Building an ELT pipeline with dbt and Airflow: from zero to a production dashboard
A concrete roadmap from scattered data across multiple systems to a data warehouse you can trust — with dbt for transforms, Airflow for orchestration, and data contracts so teams don't break each other's dashboards.
Most businesses don't lack data — they lack a reliable path from raw data to a number that decision-makers can look at and trust. This article describes the roadmap we recommend when building the Data Analytics layer in a Pilot Build: from data scattered across CRM, sales systems, and Excel files, to a structured warehouse with tests and self-updating dashboards.
Why ELT, not ETL
Traditional ETL (Extract-Transform-Load) transforms data before loading it into the warehouse — meaning the transform logic lives in an intermediate system that's often hard to test and hard to change. ELT (Extract-Load-Transform) loads raw data into the warehouse first, then transforms it with SQL directly inside the warehouse. With modern warehouses (BigQuery, Snowflake, ClickHouse, or Postgres for small-to-medium scale), compute is cheap enough to make this practical — and the benefit is that all transform logic becomes code that can be versioned, tested, and reviewed like regular software.
Three layers in the warehouse — staging, intermediate, marts
dbt (data build tool) organizes transforms into SQL models, typically split into three layers:
- Staging: 1-1 with the raw source — only renames columns, casts data types, and filters out junk records. No business logic here
- Intermediate: where tables from multiple sources are joined, deduplicated, or partially aggregated — for example, merging orders from a POS system and an online system into a single unified orders table
- Marts: final tables, designed specifically for a particular group of business questions (revenue by store, monthly churn...) — these are the tables that BI tools connect to
Practical rule: if a number appears on 2 different dashboards, it must be computed in exactly one place — in a mart model — not recomputed with a separate formula in each dashboard.

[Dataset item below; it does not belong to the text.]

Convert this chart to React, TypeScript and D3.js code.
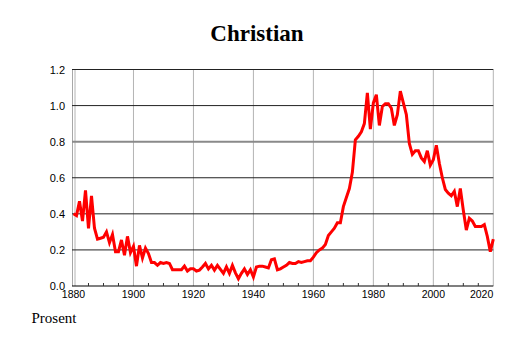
import React from "react";
import * as d3 from "d3";

const title = "Christian";
const yAxisTitle = "Prosent";
const startYear = 1880;
const values: number[] = [
  0.40, 0.39, 0.47, 0.36, 0.53, 0.32, 0.50, 0.32, 0.26, 0.265, // 1880-1889
  0.27, 0.30, 0.24, 0.285, 0.19, 0.19, 0.255, 0.17, 0.275, 0.185, // 1890-1899
  0.22, 0.11, 0.225, 0.155, 0.21, 0.18, 0.13, 0.13, 0.115, 0.13, // 1900-1909
  0.125, 0.13, 0.125, 0.09, 0.09, 0.09, 0.09, 0.11, 0.083, 0.095, // 1910-1919
  0.095, 0.083, 0.088, 0.105, 0.125, 0.095, 0.115, 0.088, 0.114, 0.092, // 1920-1929
  0.07, 0.106, 0.07, 0.114, 0.073, 0.04, 0.07, 0.095, 0.064, 0.09, // 1930-1939
  0.05, 0.105, 0.11, 0.11, 0.105, 0.10, 0.145, 0.15, 0.09, 0.095, // 1940-1949
  0.105, 0.115, 0.13, 0.125, 0.125, 0.135, 0.13, 0.135, 0.14, 0.14, // 1950-1959
  0.16, 0.185, 0.20, 0.21, 0.23, 0.28, 0.30, 0.32, 0.35, 0.35, // 1960-1969
  0.44, 0.49, 0.54, 0.63, 0.81, 0.83, 0.855, 0.90, 1.07, 0.87, // 1970-1979
  1.015, 1.06, 0.89, 0.995, 1.01, 1.01, 0.985, 0.89, 0.95, 1.08, // 1980-1989
  1.015, 0.95, 0.79, 0.73, 0.75, 0.75, 0.71, 0.69, 0.75, 0.67, // 1990-1999
  0.70, 0.78, 0.68, 0.60, 0.535, 0.515, 0.50, 0.525, 0.44, 0.54, // 2000-2009
  0.42, 0.31, 0.375, 0.36, 0.33, 0.33, 0.33, 0.34, 0.275, 0.19, // 2010-2019
  0.26, // 2020
];
const yTicks = [0, 0.2, 0.4, 0.6, 0.8, 1.0, 1.2];
const xTicks = [1880, 1900, 1920, 1940, 1960, 1980, 2000, 2020];
const minorTicks = [1885, 1890, 1895, 1905, 1910, 1915, 1925, 1930, 1935, 1945, 1950, 1955, 1965, 1970, 1975, 1985, 1990, 1995, 2005, 2010, 2015];

export default function App() {
  const x = d3.scaleLinear().domain([1880, 2020]).range([73.5, 493.3]);
  const y = d3.scaleLinear().domain([0, 1.2]).range([286, 69.5]);
  const left = 72;
  const right = x(2020);
  const line = d3
    .line<number>()
    .x((_, i) => x(startYear + i))
    .y((d) => y(d));
  const sans = "'Liberation Sans', Arial, Helvetica, sans-serif";
  const serif = "'Liberation Serif', 'Times New Roman', serif";
  return (
    <svg
      width={514}
      height={343}
      style={{ position: "absolute", left: 0, top: 0, background: "#fff" }}
    >
      <rect x={0} y={0} width={514} height={343} fill="#fff" />
      <text x={257} y={41} textAnchor="middle" fontFamily={serif} fontWeight="bold" fontSize={23} fill="#000">
        {title}
      </text>
      {/* vertical gridlines */}
      {xTicks.map((t) => (
        <line key={"vx" + t} x1={t === 1880 ? x(t) + 1.5 : x(t)} x2={t === 1880 ? x(t) + 1.5 : x(t)} y1={y(1.2)} y2={y(0)} stroke="#b4b4b4" strokeWidth={1} />
      ))}
      {/* left axis */}
      <line x1={left + 0.5} x2={left + 0.5} y1={y(1.2)} y2={y(0)} stroke="#a8a8a8" strokeWidth={1} />
      {/* horizontal gridlines */}
      {yTicks.filter((t) => t > 0).map((t) => (
        <line
          key={"hy" + t}
          x1={left}
          x2={right}
          y1={y(t)}
          y2={y(t)}
          stroke={t === 0.8 ? "#8a8a8a" : "#222"}
          strokeWidth={t === 0.8 ? 2 : 1}
        />
      ))}
      {/* bottom axis */}
      <line x1={left} x2={right} y1={y(0)} y2={y(0)} stroke="#000" strokeWidth={1.2} />
      {minorTicks.map((t) => (
        <line key={"mt" + t} x1={x(t)} x2={x(t)} y1={y(0)} y2={y(0) - 3} stroke="#333" strokeWidth={1} />
      ))}
      {/* data line */}
      <path d={line(values) || ""} fill="none" stroke="#ff0000" strokeWidth={3} strokeLinejoin="miter" strokeMiterlimit={4} />
      {/* y labels */}
      {yTicks.map((t) => (
        <text key={"yl" + t} x={65} y={y(t) + 4} textAnchor="end" fontFamily={sans} fontSize={11} fill="#000">
          {t.toFixed(1)}
        </text>
      ))}
      {/* x labels */}
      {xTicks.map((t) => (
        <text
          key={"xl" + t}
          x={t === 2020 ? right : x(t)}
          y={298}
          textAnchor={t === 2020 ? "end" : "middle"}
          fontFamily={sans}
          fontSize={10.5}
          fill="#000"
        >
          {t}
        </text>
      ))}
      <text x={31.5} y={323} fontFamily={serif} fontSize={15} fill="#000">
        {yAxisTitle}
      </text>
    </svg>
  );
}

Airflow's role — not to run SQL, but to orchestrate
A common misconception is that Airflow "runs the transforms". In reality, Airflow only orchestrates: it calls dbt run commands in the right order, at the right time, after source data is ready — and handles what happens when a step fails (retry, alert, backfill). The transform logic itself still lives in dbt. Keeping these two roles clearly separated helps you:
- Swap orchestrators (Airflow → Dagster, or vice versa) without rewriting transforms
- Run and test transforms locally without Airflow running
- Debug more easily — "the transform is wrong" and "the job didn't run" are two different kinds of failures, at two different layers
Data contracts — agreements between teams
When multiple teams contribute to one warehouse, the easiest thing that can go wrong is one team changing a source schema (renaming a column, changing a data type) and breaking another team's dashboard — usually discovered days later, when someone asks why the numbers look wrong. A data contract is a simple convention: every important source table has an explicitly declared schema (dbt sources.yml), along with automated tests (not_null, unique, relationships) that run every time the pipeline executes. If a source changes and breaks the contract, the pipeline fails right at the staging step — before bad data reaches any dashboard.

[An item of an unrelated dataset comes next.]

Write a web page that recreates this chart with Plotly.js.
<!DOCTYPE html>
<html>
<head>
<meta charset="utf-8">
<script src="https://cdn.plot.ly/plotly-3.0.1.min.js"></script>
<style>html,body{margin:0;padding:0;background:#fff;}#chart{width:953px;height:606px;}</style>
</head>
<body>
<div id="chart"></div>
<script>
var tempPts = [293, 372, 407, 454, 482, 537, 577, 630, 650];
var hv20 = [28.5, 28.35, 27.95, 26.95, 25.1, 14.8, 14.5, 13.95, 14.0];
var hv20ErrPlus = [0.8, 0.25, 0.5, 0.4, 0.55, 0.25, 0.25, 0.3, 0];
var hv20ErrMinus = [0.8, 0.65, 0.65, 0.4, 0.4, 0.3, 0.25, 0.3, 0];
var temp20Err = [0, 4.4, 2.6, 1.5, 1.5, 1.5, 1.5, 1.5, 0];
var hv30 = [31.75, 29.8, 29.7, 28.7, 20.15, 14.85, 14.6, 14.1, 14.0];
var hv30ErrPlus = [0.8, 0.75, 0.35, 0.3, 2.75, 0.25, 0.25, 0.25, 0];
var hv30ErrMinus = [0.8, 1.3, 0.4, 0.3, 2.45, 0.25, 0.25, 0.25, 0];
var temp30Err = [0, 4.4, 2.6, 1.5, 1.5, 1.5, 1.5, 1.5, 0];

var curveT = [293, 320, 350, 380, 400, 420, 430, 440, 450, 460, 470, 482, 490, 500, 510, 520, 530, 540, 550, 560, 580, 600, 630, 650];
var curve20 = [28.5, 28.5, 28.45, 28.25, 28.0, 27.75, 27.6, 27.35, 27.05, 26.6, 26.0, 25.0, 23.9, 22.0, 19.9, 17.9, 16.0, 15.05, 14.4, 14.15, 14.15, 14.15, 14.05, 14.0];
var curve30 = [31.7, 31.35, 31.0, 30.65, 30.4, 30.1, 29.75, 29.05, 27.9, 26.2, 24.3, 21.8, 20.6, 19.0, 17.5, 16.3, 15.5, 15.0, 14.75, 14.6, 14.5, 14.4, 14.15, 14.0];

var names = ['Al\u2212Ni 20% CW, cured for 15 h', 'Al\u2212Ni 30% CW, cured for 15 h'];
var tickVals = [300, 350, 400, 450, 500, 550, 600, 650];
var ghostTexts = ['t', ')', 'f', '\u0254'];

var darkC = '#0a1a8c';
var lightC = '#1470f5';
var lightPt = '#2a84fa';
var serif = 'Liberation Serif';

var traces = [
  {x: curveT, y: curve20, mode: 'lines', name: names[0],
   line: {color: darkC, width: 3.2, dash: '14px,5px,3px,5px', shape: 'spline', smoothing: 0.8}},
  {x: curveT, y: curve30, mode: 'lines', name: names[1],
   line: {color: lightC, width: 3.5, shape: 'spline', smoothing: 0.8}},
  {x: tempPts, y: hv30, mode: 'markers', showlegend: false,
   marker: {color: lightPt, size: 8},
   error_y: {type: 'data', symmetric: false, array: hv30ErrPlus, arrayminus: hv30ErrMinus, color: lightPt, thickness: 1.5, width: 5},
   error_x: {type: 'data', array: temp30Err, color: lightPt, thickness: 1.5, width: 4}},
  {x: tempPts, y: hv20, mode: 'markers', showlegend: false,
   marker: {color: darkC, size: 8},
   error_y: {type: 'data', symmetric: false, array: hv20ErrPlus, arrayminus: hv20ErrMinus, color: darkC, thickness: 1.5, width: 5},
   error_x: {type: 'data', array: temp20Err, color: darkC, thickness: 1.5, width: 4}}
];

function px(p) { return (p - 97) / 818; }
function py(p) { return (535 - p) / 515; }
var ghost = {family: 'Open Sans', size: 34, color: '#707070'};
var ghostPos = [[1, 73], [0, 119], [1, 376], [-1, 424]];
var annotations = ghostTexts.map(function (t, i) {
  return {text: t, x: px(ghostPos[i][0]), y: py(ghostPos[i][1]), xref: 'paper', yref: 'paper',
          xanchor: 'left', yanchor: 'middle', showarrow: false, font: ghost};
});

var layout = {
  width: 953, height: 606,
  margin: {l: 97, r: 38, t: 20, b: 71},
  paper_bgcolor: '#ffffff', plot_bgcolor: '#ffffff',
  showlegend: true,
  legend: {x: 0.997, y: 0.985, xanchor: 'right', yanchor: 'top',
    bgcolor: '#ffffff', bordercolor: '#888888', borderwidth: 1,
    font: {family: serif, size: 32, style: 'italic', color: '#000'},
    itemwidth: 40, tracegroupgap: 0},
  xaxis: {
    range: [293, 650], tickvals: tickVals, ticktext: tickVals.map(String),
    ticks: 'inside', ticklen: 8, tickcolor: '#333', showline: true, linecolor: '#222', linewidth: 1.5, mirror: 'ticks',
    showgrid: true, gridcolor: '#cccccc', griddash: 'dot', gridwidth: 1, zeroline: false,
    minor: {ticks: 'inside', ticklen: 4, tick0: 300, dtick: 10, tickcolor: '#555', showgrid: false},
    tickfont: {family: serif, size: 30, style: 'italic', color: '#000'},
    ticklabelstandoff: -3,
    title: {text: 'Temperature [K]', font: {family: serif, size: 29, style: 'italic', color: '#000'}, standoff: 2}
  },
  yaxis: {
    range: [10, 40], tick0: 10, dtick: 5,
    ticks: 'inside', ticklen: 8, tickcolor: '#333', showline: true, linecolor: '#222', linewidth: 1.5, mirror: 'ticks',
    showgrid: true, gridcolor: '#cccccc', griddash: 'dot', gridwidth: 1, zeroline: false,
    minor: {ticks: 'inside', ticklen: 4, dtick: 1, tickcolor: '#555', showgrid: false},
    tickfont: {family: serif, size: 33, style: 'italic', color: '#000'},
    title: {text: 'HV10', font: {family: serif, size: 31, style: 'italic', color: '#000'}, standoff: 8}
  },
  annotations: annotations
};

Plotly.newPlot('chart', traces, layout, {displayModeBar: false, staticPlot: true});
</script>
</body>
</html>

A practical rollout roadmap — 4 phases
Phase 1 — Audit and data contracts (1-2 weeks)
List out all existing data sources, assess their reliability, and define the expected schema for each one. This is the cheapest phase but often produces the biggest findings — many "facts" about the data that the operations team believes turn out to be wrong once checked directly.
Phase 2 — Staging layer + minimal pipeline (2-3 weeks)
Bring the 2-3 most important sources into the warehouse, build staging models with basic tests, and a simple Airflow DAG that runs daily. The goal is to have one working end-to-end loop — even if it only serves a single business question — before expanding further.
Phase 3 — Marts + first dashboard (2-3 weeks)
Build 1-2 mart models that answer specific business questions (e.g., revenue and cancellation rate by day/region), connected to a dashboard (Superset, Metabase, or Looker Studio). This is the point where the value becomes tangible to end users — and usually where the next expansion request comes from.
Phase 4 — Expand + self-service (ongoing)
Add new data sources as needed, train the business team to build their own dashboards on existing marts (no complex SQL required), and set up alerting when dbt tests fail — this is the Optimization Loop applied to data infrastructure.
A note on tooling
dbt and Airflow are popular choices with a solid ecosystem, but they're not the only option — at smaller scale, a simple cron job calling a Python script + dbt core, or Dagster instead of Airflow, may be a more sensible choice with less operational overhead. Tooling should be chosen once data volume and the number of pipelines to manage are clear — not before.
Conclusion
A good ELT pipeline isn't judged by which tools it uses, but by whether: when data is wrong, the pipeline flags it right at the source, and when a new business question comes up, you don't need to rebuild from scratch. This is the standard we use when designing the Data Analytics layer for every Pilot Build — starting small, but with a structure solid enough to scale without a rebuild, as in the ETL pipeline merging telematics data for 600 trucks that we built.